When I arrived at UCSB as a transfer student, my concerns mostly converged on one question: will I be able to do anything in my field ever? I psyched myself out well before arriving by looking ahead to the material I would inevitably learn and the work that professional mathematicians do. In short, I found myself daunted by the complexity that I faced. Our undergraduate years are fraught with episodes of imposter syndrome, even when it has been shown repeatedly that we arrive at such a stage in our lives on merit alone, and I am no exception to feeling this way.
Upon entering the INSET-V/STEEM program, I was suddenly on the frontline of math. There was no longer any question as to whether I could do anything with my skill set in my field; it was now required of me. So what exactly was required of me? I’ll boil it down to three categories.
First, doing research on these topics requires complete mathematical fluency. You can’t shy away from analysis arguments and bury your head in the sand when scary proofs come along. I have had to prepare myself by being comfortable with deltas and epsilons as well as being able to extract every wonderful detail from research papers and advanced textbooks. But that’s expected.
Second, studying dynamical systems requires an analytic eye for detail. Any mistake in my Matlab code has disastrous consequences for the validity of the subsequent mathematical work. Having to depend on semi-empirical evidence like the graphical output of a program seems like I could manufacture whatever results I want, but the end result comes from thousands of calculations performed in just five seconds. Needless to say, thank goodness for computers. And so, it’s necessary to pay attention to any errors in the output that arises from, say, a missing comma or coefficient in the code.
Lastly, being a computational mathematician requires a vast supply of coffee. A good strong home-brewed cup is best, but an iced latte in the afternoon serves as a crucial pick-me-up after scouring through the results of dozens of nearly identical programs. Should any land on earth prove to have an endless supply of coffee beans, I may have to move there permanently.

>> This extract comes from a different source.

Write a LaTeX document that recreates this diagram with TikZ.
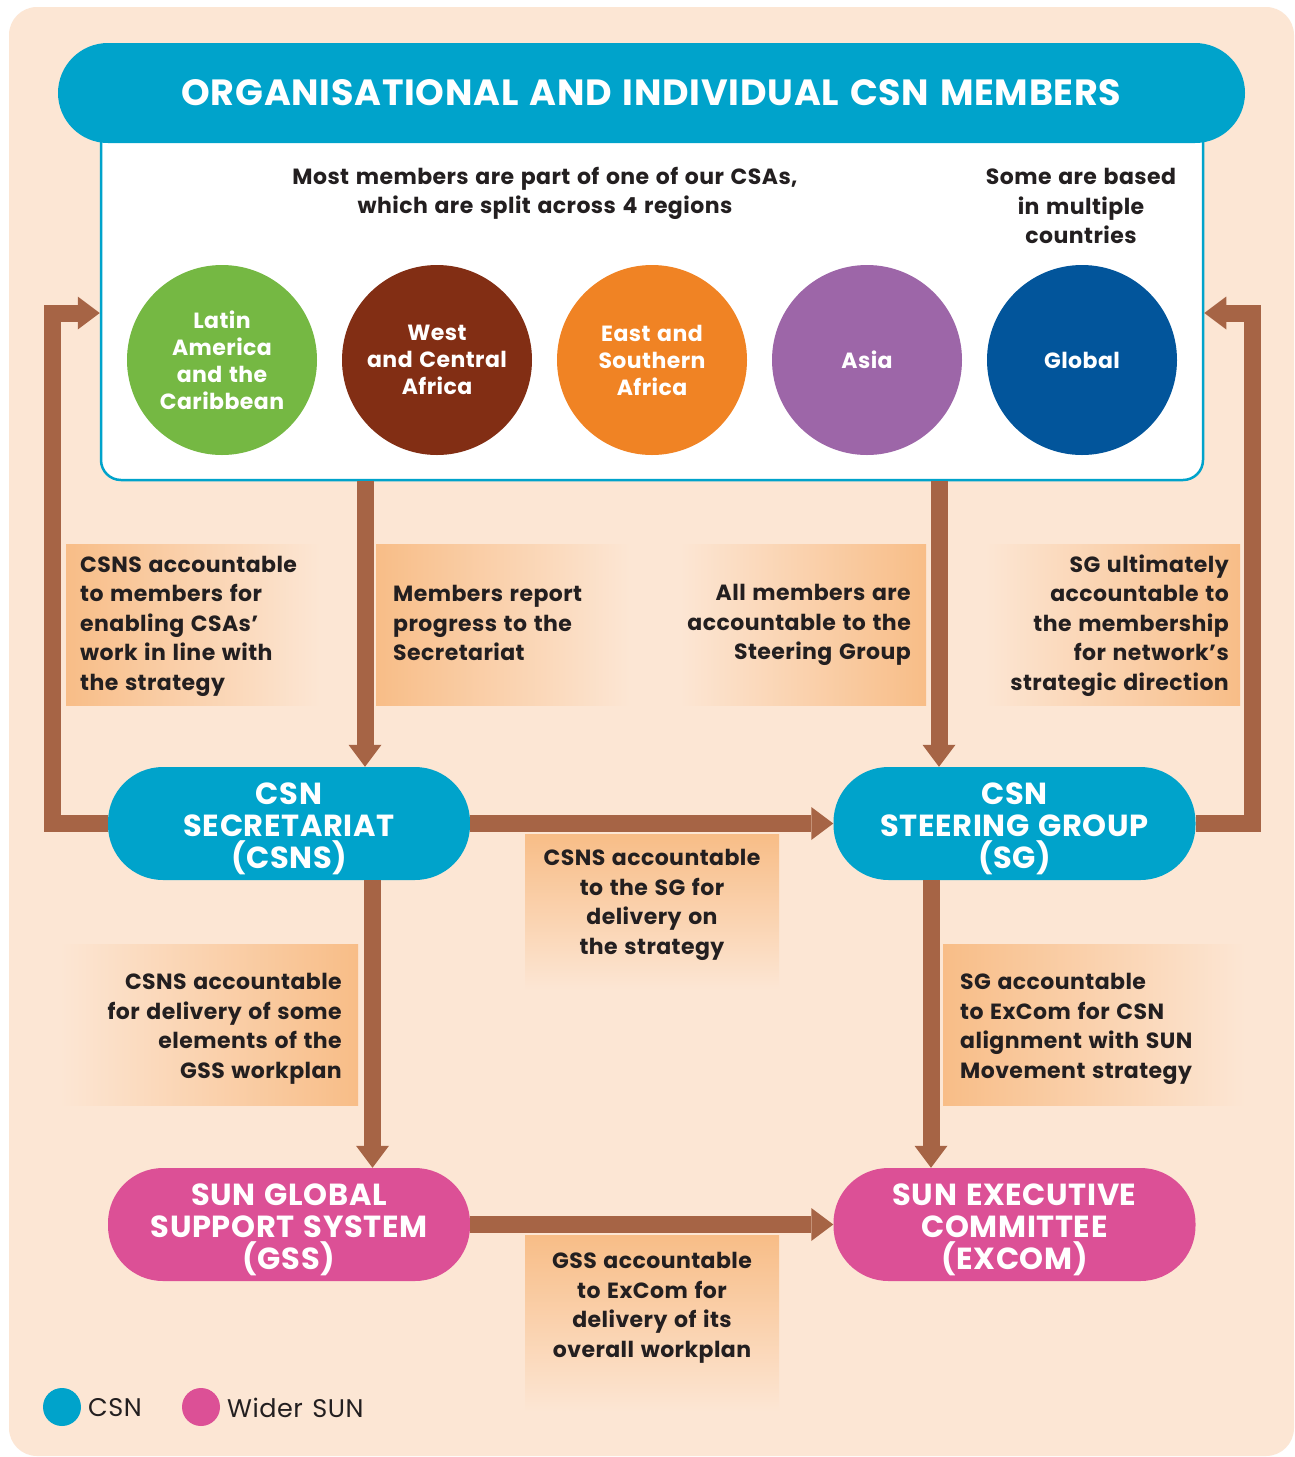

Most importantly, though, I don’t need reassurance as an undergraduate student that my math tool set will someday be put to use, where “someday” approaches infinity. What I have done in the past weeks is the creation and betterment of mathematics, in theory and in practice. Real-world applications in this field exist in general, but my specific work might not be of any direct benefit for many years or it might directly apply right now, relevant for some climatologist in Norway or economist in New York. The STEEM branch program has been my mathematical induction.